La Mission d'appui des Nations unies en Libye (Manul) a déjà lancé un appel pour stabiliser la situation à Tripoli. "La Mission d'appui des Nations unies en Libye exprime sa forte préoccupation face à la détérioration de la situation sécuritaire à Tripoli, où des combats acharnés s'intensifient dans des zones densément peuplées", indique un communiqué publié par la mission sur les réseaux sociaux. "La Mission appelle toutes les parties à cesser immédiatement les affrontements et à rétablir le calme." Par ailleurs, la Manul a attiré l'attention des participants aux affrontements armés sur le fait que "les attaques contre les civils et les installations civiles pourraient être assimilées à des crimes de guerre".

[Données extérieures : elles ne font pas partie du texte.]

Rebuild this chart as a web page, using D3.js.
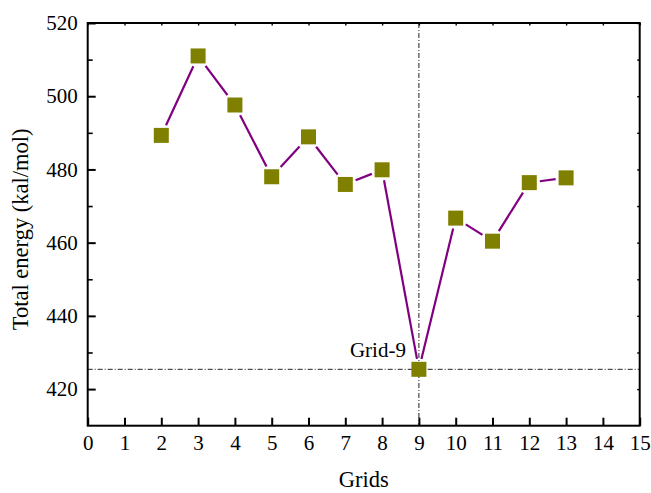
<!DOCTYPE html>
<html>
<head>
<meta charset="utf-8">
<script src="https://cdn.jsdelivr.net/npm/d3@7/dist/d3.min.js"></script>
<style>
  html, body { margin: 0; padding: 0; background: #fff; }
  svg { display: block; }
  svg text { font-family: "Liberation Serif", "Times New Roman", serif !important; fill: #000; }
</style>
</head>
<body>
<svg id="chart" width="651" height="493" font-family="Liberation Serif"></svg>
<script>
// ---- data ----
const grids = [2, 3, 4, 5, 6, 7, 8, 9, 10, 11, 12, 13];
const energy = [489.3, 511.0, 497.6, 478.0, 488.9, 475.9, 479.9, 425.4, 466.7, 460.4, 476.4, 477.7];
const xTicks = [0, 1, 2, 3, 4, 5, 6, 7, 8, 9, 10, 11, 12, 13, 14, 15];
const yTicks = [420, 440, 460, 480, 500, 520];
const yMinorTicks = [430, 450, 470, 490, 510];
const xTitle = "Grids";
const yTitle = "Total energy (kal/mol)";
const markLabel = "Grid-9";

// ---- layout ----
const svg = d3.select("#chart");
const L = 87.7, R = 639.7, T = 23, B = 425.7;
const x = d3.scaleLinear().domain([0, 15]).range([L, R]);
const y = d3.scaleLinear().domain([410, 520]).range([B, T]);

const tickFont = "21px";
const serif = "Liberation Serif";

// reference lines (dash-dot) at minimum point
const minIdx = energy.indexOf(d3.min(energy));
const refG = svg.append("g").attr("fill", "none").attr("stroke", "#222").attr("stroke-width", 1)
  .attr("stroke-dasharray", "5,2,1,2");
refG.append("line").attr("x1", x(0)).attr("x2", x(15))
  .attr("y1", y(energy[minIdx])).attr("y2", y(energy[minIdx]));
refG.append("line").attr("x1", x(grids[minIdx])).attr("x2", x(grids[minIdx]))
  .attr("y1", y(520)).attr("y2", y(410));

// connecting line segments with gaps near markers
const half = 7.5, gap = 3;
const pts = grids.map((g, i) => [x(g), y(energy[i])]);
const segG = svg.append("g").attr("stroke", "#800080").attr("stroke-width", 2.2)
  .attr("stroke-linecap", "butt");
for (let i = 0; i < pts.length - 1; i++) {
  const [x1, y1] = pts[i], [x2, y2] = pts[i + 1];
  const dx = x2 - x1, dy = y2 - y1, len = Math.hypot(dx, dy);
  const ux = dx / len, uy = dy / len;
  const t = half / Math.max(Math.abs(ux), Math.abs(uy)) + gap;
  if (len > 2 * t) {
    segG.append("line")
      .attr("x1", x1 + ux * t).attr("y1", y1 + uy * t)
      .attr("x2", x2 - ux * t).attr("y2", y2 - uy * t);
  }
}

// markers
svg.append("g").selectAll("rect").data(grids).join("rect")
  .attr("x", (d) => x(d) - half)
  .attr("y", (d, i) => y(energy[i]) - half)
  .attr("width", 2 * half).attr("height", 2 * half)
  .attr("fill", "#808000");

// axes
function styleAxis(g, w) {
  g.attr("font-family", serif).attr("font-size", tickFont);
  g.select(".domain").remove();
  g.selectAll(".tick line").attr("stroke", "#000").attr("stroke-width", w);
  g.selectAll("text").attr("font-family", serif).style("font-size", tickFont);
}
const xAxis = svg.append("g").attr("transform", `translate(0,${B})`)
  .call(d3.axisBottom(x).tickValues(xTicks).tickFormat(d3.format("d")).tickSizeInner(-8).tickSizeOuter(0).tickPadding(9.4));
styleAxis(xAxis, 2);
const yAxis = svg.append("g").attr("transform", `translate(${L},0)`)
  .call(d3.axisLeft(y).tickValues(yTicks).tickFormat(d3.format("d")).tickSizeInner(-8).tickSizeOuter(0).tickPadding(10));
styleAxis(yAxis, 2);
const yMinor = svg.append("g").attr("transform", `translate(${L},0)`)
  .call(d3.axisLeft(y).tickValues(yMinorTicks).tickFormat("").tickSizeInner(-5).tickSizeOuter(0));
styleAxis(yMinor, 1.6);
const xTop = svg.append("g").attr("transform", `translate(0,${T})`)
  .call(d3.axisTop(x).tickValues(xTicks).tickFormat("").tickSizeInner(-2.5).tickSizeOuter(0));
styleAxis(xTop, 1.4);
const yRight = svg.append("g").attr("transform", `translate(${R},0)`)
  .call(d3.axisRight(y).tickValues(yTicks.concat(yMinorTicks)).tickFormat("").tickSizeInner(-2.5).tickSizeOuter(0));
styleAxis(yRight, 1.4);

// frame
svg.append("rect").attr("x", L).attr("y", T).attr("width", R - L).attr("height", B - T)
  .attr("fill", "none").attr("stroke", "#000").attr("stroke-width", 2);

// labels
svg.append("text").attr("x", (L + R) / 2).attr("y", 487).attr("text-anchor", "middle")
  .attr("font-family", serif).style("font-size", "22.5px").text(xTitle);
svg.append("text").attr("transform", `translate(28,${(T + B) / 2 + 5}) rotate(-90)`)
  .attr("text-anchor", "middle").attr("font-family", serif).style("font-size", "22.5px").text(yTitle);
svg.append("text").attr("x", x(grids[minIdx]) - 13).attr("y", y(energy[minIdx]) - 12)
  .attr("text-anchor", "end").attr("font-family", serif).style("font-size", "21px").text(markLabel);
</script>
</body>
</html>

Il n'est pas exclu que l'assassinat d'al-Kikli détériore la position internationale de Tripoli, en contraste avec le camp de l'est libyen, avec lequel tous les acteurs internationaux intéressés, y compris la Russie et les États-Unis, tentent d'établir des relations. En avril, un navire de la marine américaine a visité pour la première fois en 56 ans les ports de la Libye orientale dans le cadre d'une visite pacifique. L'ambassade de Russie est opérationnelle à Tripoli. Il est également prévu d'ouvrir une mission diplomatique dans l'est de l'ancienne Jamahiriya.
Anas El Gomati, directeur du groupe de réflexion libyen Institut Sadeq (le premier groupe de réflexion et institut de recherche indépendant au monde spécialisé dans les affaires libyennes), a déclaré sur le réseau social X que les récents événements à Tripoli signifiaient "une restructuration majeure du paysage sécuritaire". "L'Appareil de maintien de la stabilité, dirigé par al-Kikli, contrôlait les points d'accès sud critiques à la capitale et était essentiellement considéré comme la force la plus puissante à Tripoli", a expliqué l'expert. "Son élimination transforme Dbeibah en source dominante de pouvoir en Libye occidentale. Le timing est particulièrement important car les négociations sous l'égide des États-Unis se concentrent sur la possibilité de former un conseil militaire unique entre les factions rivales orientales et occidentales." Selon l'analyste, ce jeu politique modifie l'architecture de sécurité de la Libye occidentale. "Les forces spéciales autrefois dominantes (RADA Special Deterrence Force) sont maintenant de plus en plus isolées, tandis que les groupes armés des villes de Zintan et Misrata se positionnent comme des acteurs capables de combler le vide de pouvoir émergent. Beaucoup considéreront cela comme un retour de Tripoli à l'ère d'avant 2014."